In Woven Stone’s introduction, Ortiz writes about how he identified with the people he worked with in the uranium industry, mostly working-class white men from all over, because they weren’t far removed from their land-based backgrounds. They had followed the boom not to get rich, for the most part, but just to save up enough cash to go back home and buy some land or a house. In his poems, Ortiz sometimes expresses exasperation at their ignorance, especially of his and other Native cultures. But he also writes about them with deep compassion and sensitivity.

“To Change in a Good Way” is about Bill and Ida, two white Okies who came to work the mines. They befriend Pete, who also works at the mine, and Mary, who are from Laguna Pueblo. While the piece is fictional, its portrayal of everyday life is remarkably accurate, giving weight to the mundane without overdoing it. It reminds me a bit of Raymond Carver’s short stories in subject and style—or maybe I should say Carver’s stories reminds me of Ortiz’s work.

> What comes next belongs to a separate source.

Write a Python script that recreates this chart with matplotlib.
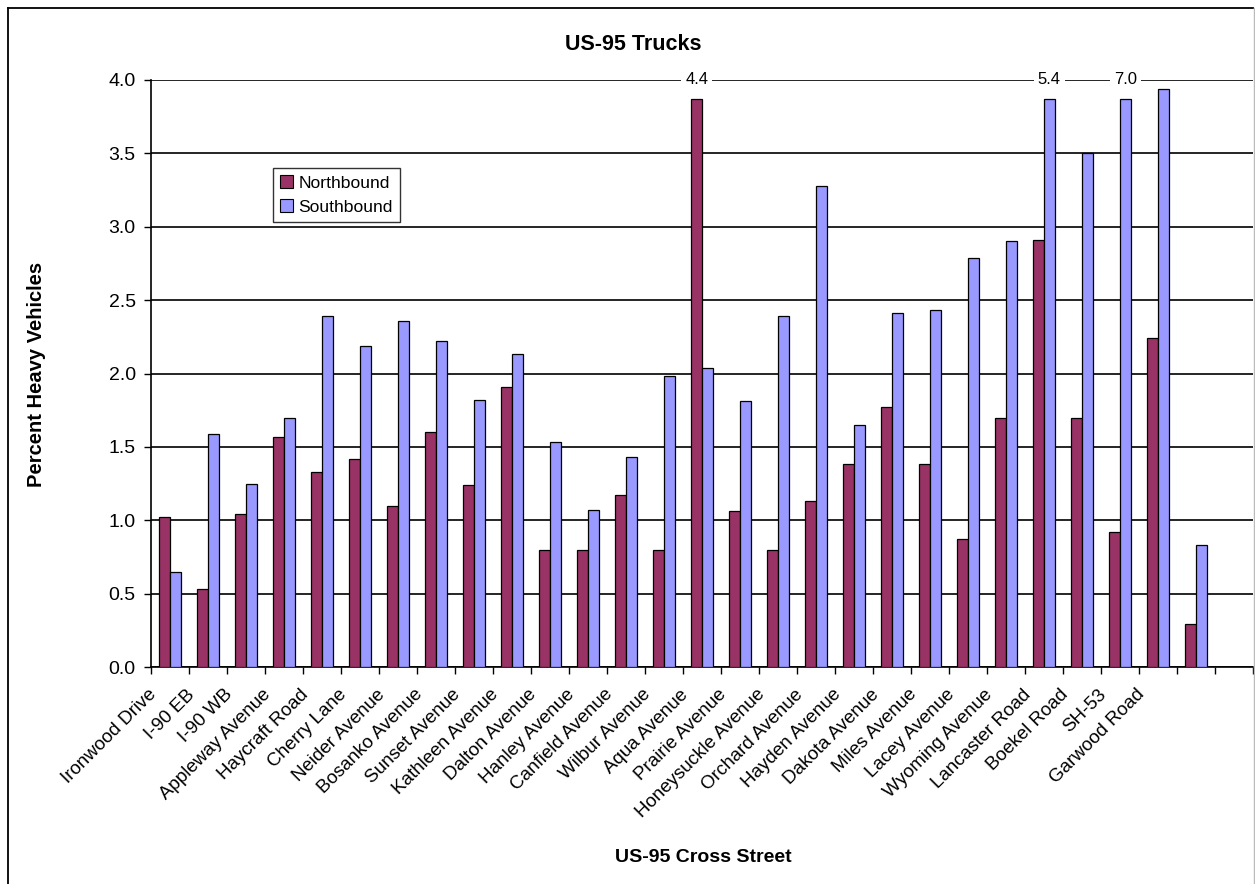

Finally, “Our Homeland, A National Sacrifice Area” should be required reading for anyone wanting to know about the history of the Southwest and the Pueblos, Acoma in particular. You might say it is Ortiz’s version of his own creation story, tracing his ancestral line back to those who built the structures at what are now known as Chaco Canyon and Mesa Verde, in the context of colonialism. But it’s also a eulogy for the land from which he came, told with a mixture of verse and prose, jumping back and forth between imagery and exposition. An acerbic wit peeks through the poetry from time to time, as seen here in his description of Chaco and Mesa Verde:

The park service has guided tours,
printed brochures, clean rest rooms,
and the staff is friendly, polite,
and very helpful.
You couldn’t find a better example
of Americanhood anywhere.

Ortiz ends “Our Homeland” with a rallying cry:

We must have passionate concern for what is at stake. We must understand the experience of the oppressed, especially the racial and ethnic minorities, of this nation, by this nation and its economic interests. … Only when we are not afraid to fight against the destroyers, thieves, liars, exploiters who profit handsomely off the land and people will we know what love and compassion are. … And when we fight … we will win. We will win.

Ortiz is far more than just a poet—he is an observer, chronicler, historian, storyteller and, most importantly, a voice for the people and the land. As a journalist of the Southwest, I find Ortiz’s work informative. More than that, though, it’s humbling: No matter how much I struggle to find the right combination of words to communicate this land and its people, I know I’ll come up short. Ortiz shows us that the best, most truthful language with which to communicate this harsh and rich landscape is poetry.